Raymond Vernon (September 1, 1913 – August 26, 1999) was an American economist. He was a member of the group that developed the Marshall Plan after World War II and later played a role in the development of the International Monetary Fund and the General Agreement on Tariffs and Trade. He was the Clarence Dillon Professor of International Affairs at the Kennedy School of Government at Harvard University, becoming emeritus on his retirement. His formulation of the Product life-cycle theory of US exports, first published in 1966, in turn influenced the behavior of companies.

Vernon was born Raymond Visotsky in New York; his parents were Russian Jewish immigrants and he and his siblings changed their family name to Vernon. He earned a BA cum laude from the College of the City of New York in 1933 and a PhD in economics from Columbia University in 1941; all three of his siblings also earned doctorates.

Vernon worked at the Securities and Exchange Commission from 1935 to 1946 and then at the US Department of State, participating in the development and implementation of the Marshall Plan and also helping facilitate the postwar recovery of Japan.
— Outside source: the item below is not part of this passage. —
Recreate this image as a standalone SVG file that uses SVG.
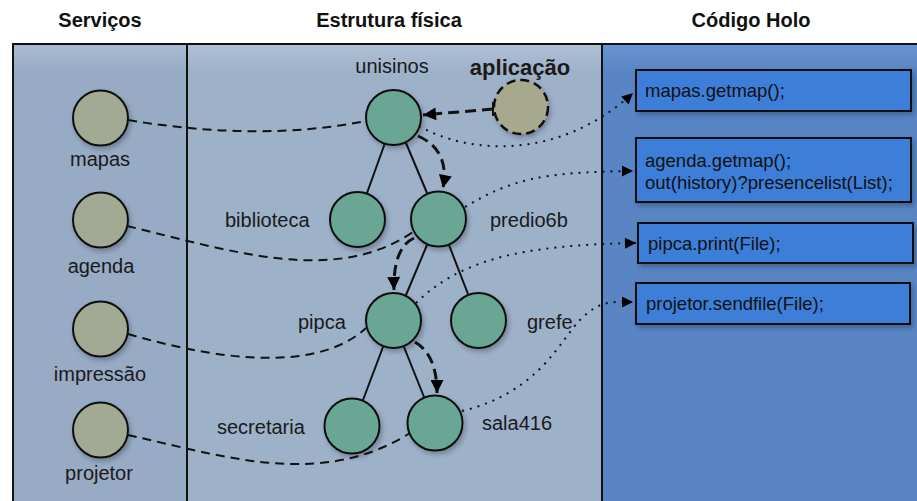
<svg xmlns="http://www.w3.org/2000/svg" width="917" height="501" viewBox="0 0 917 501">
<style>
.hdr{font-family:"Liberation Sans",Arial,sans-serif;font-weight:bold;font-size:20px;fill:#111;text-anchor:middle}
.lbl{font-family:"Liberation Sans",Arial,sans-serif;font-size:20px;fill:#1a1a1a}
.mid{text-anchor:middle}
.code{font-family:"Liberation Sans",Arial,sans-serif;font-size:18.5px;fill:#111}
.svc{fill:#a2aa93;stroke:#111;stroke-width:2}
.nd{fill:#69a693;stroke:#111;stroke-width:2}
.tree{stroke:#111;stroke-width:2;fill:none}
.dash{stroke:#111;stroke-width:2;stroke-dasharray:9,6;fill:none}
.dot{stroke:#111;stroke-width:2;stroke-dasharray:2,6;fill:none}
.flow{stroke:#111;stroke-width:3;stroke-dasharray:11,6;fill:none}
.box{fill:#3e7ed8;stroke:#111;stroke-width:2}
</style>
<defs>
<marker id="ah" viewBox="0 0 10 10" refX="10" refY="5" markerWidth="13" markerHeight="11" markerUnits="userSpaceOnUse" orient="auto">
<path d="M0,0 L10,5 L0,10 Z" fill="#000"/>
</marker>
<marker id="ahb" viewBox="0 0 10 10" refX="10" refY="5" markerWidth="16" markerHeight="13" markerUnits="userSpaceOnUse" orient="auto">
<path d="M0,0 L10,5 L0,10 Z" fill="#000"/>
</marker>
<filter id="sh" x="-20%" y="-20%" width="150%" height="150%">
<feDropShadow dx="2" dy="3" stdDeviation="2.5" flood-color="#000" flood-opacity="0.25"/>
</filter>
<linearGradient id="gl" x1="0" y1="0" x2="0" y2="1">
<stop offset="0" stop-color="#a9bcd3"/>
<stop offset="0.06" stop-color="#97abc5"/>
<stop offset="1" stop-color="#97abc5"/>
</linearGradient>
<linearGradient id="gm" x1="0" y1="0" x2="0" y2="1">
<stop offset="0" stop-color="#afc1d7"/>
<stop offset="0.06" stop-color="#9db1c9"/>
<stop offset="1" stop-color="#9db1c9"/>
</linearGradient>
<linearGradient id="gr" x1="0" y1="0" x2="0" y2="1">
<stop offset="0" stop-color="#6a95d0"/>
<stop offset="0.06" stop-color="#5985c5"/>
<stop offset="1" stop-color="#5a85c4"/>
</linearGradient>
</defs>
<rect width="917" height="501" fill="#fff"/>
<g id="panels">
<rect x="13" y="44" width="920" height="470" fill="#000" opacity="0.25" filter="url(#sh)"/>
<rect x="13" y="44" width="174" height="470" fill="url(#gl)"/>
<rect x="187" y="44" width="415" height="470" fill="url(#gm)"/>
<rect x="602" y="44" width="330" height="470" fill="url(#gr)"/>
<rect x="13" y="44" width="920" height="470" fill="none" stroke="#111" stroke-width="2"/>
<line x1="187" y1="44" x2="187" y2="501" stroke="#111" stroke-width="2"/>
<line x1="602" y1="44" x2="602" y2="501" stroke="#111" stroke-width="2"/>
</g>
<g id="headers">
<text class="hdr" x="100" y="27">Serviços</text>
<text class="hdr" x="389" y="27">Estrutura física</text>
<text class="hdr" x="751" y="27">Código Holo</text>
</g>
<g id="tree-edges">
<line class="tree" x1="385" y1="143" x2="367" y2="193"/>
<line class="tree" x1="406" y1="143" x2="427" y2="193"/>
<line class="tree" x1="427" y1="245" x2="406" y2="295"/>
<line class="tree" x1="449" y1="245" x2="468" y2="294"/>
<line class="tree" x1="383" y1="347" x2="363" y2="400"/>
<line class="tree" x1="404" y1="347" x2="424" y2="397"/>
</g>
<g id="svc-mapas"><circle class="svc" cx="100.5" cy="118" r="27.5" filter="url(#sh)"/><text class="lbl mid" x="100" y="166">mapas</text></g>
<g id="svc-agenda"><circle class="svc" cx="100.5" cy="220" r="27.5" filter="url(#sh)"/><text class="lbl mid" x="101" y="273">agenda</text></g>
<g id="svc-impressao"><circle class="svc" cx="100.5" cy="329" r="27.5" filter="url(#sh)"/><text class="lbl mid" x="100" y="381">impressão</text></g>
<g id="svc-projetor"><circle class="svc" cx="100.5" cy="430" r="27.5" filter="url(#sh)"/><text class="lbl mid" x="99" y="480">projetor</text></g>
<g id="node-unisinos"><circle class="nd" cx="393.5" cy="117.5" r="27.5" filter="url(#sh)"/><text class="lbl mid" x="392" y="73">unisinos</text></g>
<g id="node-aplicacao"><circle cx="521" cy="107" r="27" fill="#a6a98c" stroke="#111" stroke-width="2.5" stroke-dasharray="9,5" filter="url(#sh)"/><text class="lbl mid" x="520" y="75" style="font-weight:bold;font-size:22px">aplicação</text></g>
<g id="node-biblioteca"><circle class="nd" cx="357.5" cy="219.5" r="27.5" filter="url(#sh)"/><text class="lbl" x="225" y="227">biblioteca</text></g>
<g id="node-predio6b"><circle class="nd" cx="438.5" cy="219" r="27.5" filter="url(#sh)"/><text class="lbl" x="490" y="227">predio6b</text></g>
<g id="node-pipca"><circle class="nd" cx="393.5" cy="320.5" r="27.5" filter="url(#sh)"/><text class="lbl" x="298" y="329">pipca</text></g>
<g id="node-grefe"><circle class="nd" cx="478.5" cy="320.5" r="27.5" filter="url(#sh)"/><text class="lbl" x="527" y="329">grefe</text></g>
<g id="node-secretaria"><circle class="nd" cx="352" cy="426" r="27.5" filter="url(#sh)"/><text class="lbl" x="217" y="434">secretaria</text></g>
<g id="node-sala416"><circle class="nd" cx="435" cy="423" r="27.5" filter="url(#sh)"/><text class="lbl" x="482" y="430">sala416</text></g>
<g id="code-mapas"><rect class="box" x="636" y="70" width="275" height="41" filter="url(#sh)"/><text class="code" x="645" y="97">mapas.getmap();</text></g>
<g id="code-agenda"><rect class="box" x="636" y="138" width="275" height="64" filter="url(#sh)"/><text class="code" x="645" y="167">agenda.getmap();</text><text class="code" x="645" y="189">out(history)?presencelist(List);</text></g>
<g id="code-pipca"><rect class="box" x="638" y="223" width="275" height="40" filter="url(#sh)"/><text class="code" x="648" y="250">pipca.print(File);</text></g>
<g id="code-projetor"><rect class="box" x="636" y="283" width="274" height="41" filter="url(#sh)"/><text class="code" x="646" y="310">projetor.sendfile(File);</text></g>
<g id="connectors">
<path class="dash" d="M128,120 Q260,142 366,121"/>
<path class="dash" d="M127,226 C235,252 335,285 413,232"/>
<path class="dash" d="M128,334 C190,352 310,380 366,328"/>
<path class="dash" d="M128,435 C220,455 320,490 410,433"/>
<path class="dot" d="M419,126 C470,155 560,160 633,93" marker-end="url(#ah)"/>
<path class="dot" d="M465,207 C510,180 540,172 633,171" marker-end="url(#ah)"/>
<path class="dot" d="M416,303 C460,260 520,245 636,243" marker-end="url(#ah)"/>
<path class="dot" d="M462,411 C540,392 560,340 580,320 S610,302 633,302" marker-end="url(#ah)"/>
<path class="flow" d="M493,109 L423,115" marker-end="url(#ahb)"/>
<line x1="493" y1="102" x2="493" y2="116" stroke="#111" stroke-width="2"/>
<path class="flow" d="M418,136 Q450,150 443,188" marker-end="url(#ahb)"/>
<path class="flow" d="M414,238 Q393,248 394,290" marker-end="url(#ahb)"/>
<path class="flow" d="M415,342 Q437,355 437,393" marker-end="url(#ahb)"/>
</g>
</svg>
He played a role in the development of the International Monetary Fund and the General Agreement on Tariffs and Trade, including negotiating the inclusion of Japan in GATT. In the early 1950s he served as acting director of the Office of Economic Defense and Trade Policy, overseeing US trade with the Soviet bloc and encouraging those countries to trade with non-Communist countries.

He then worked for two years for Mars, heading development of peanut M&M's; he was known in the candy industry as "the man who put the crunch in M & M's".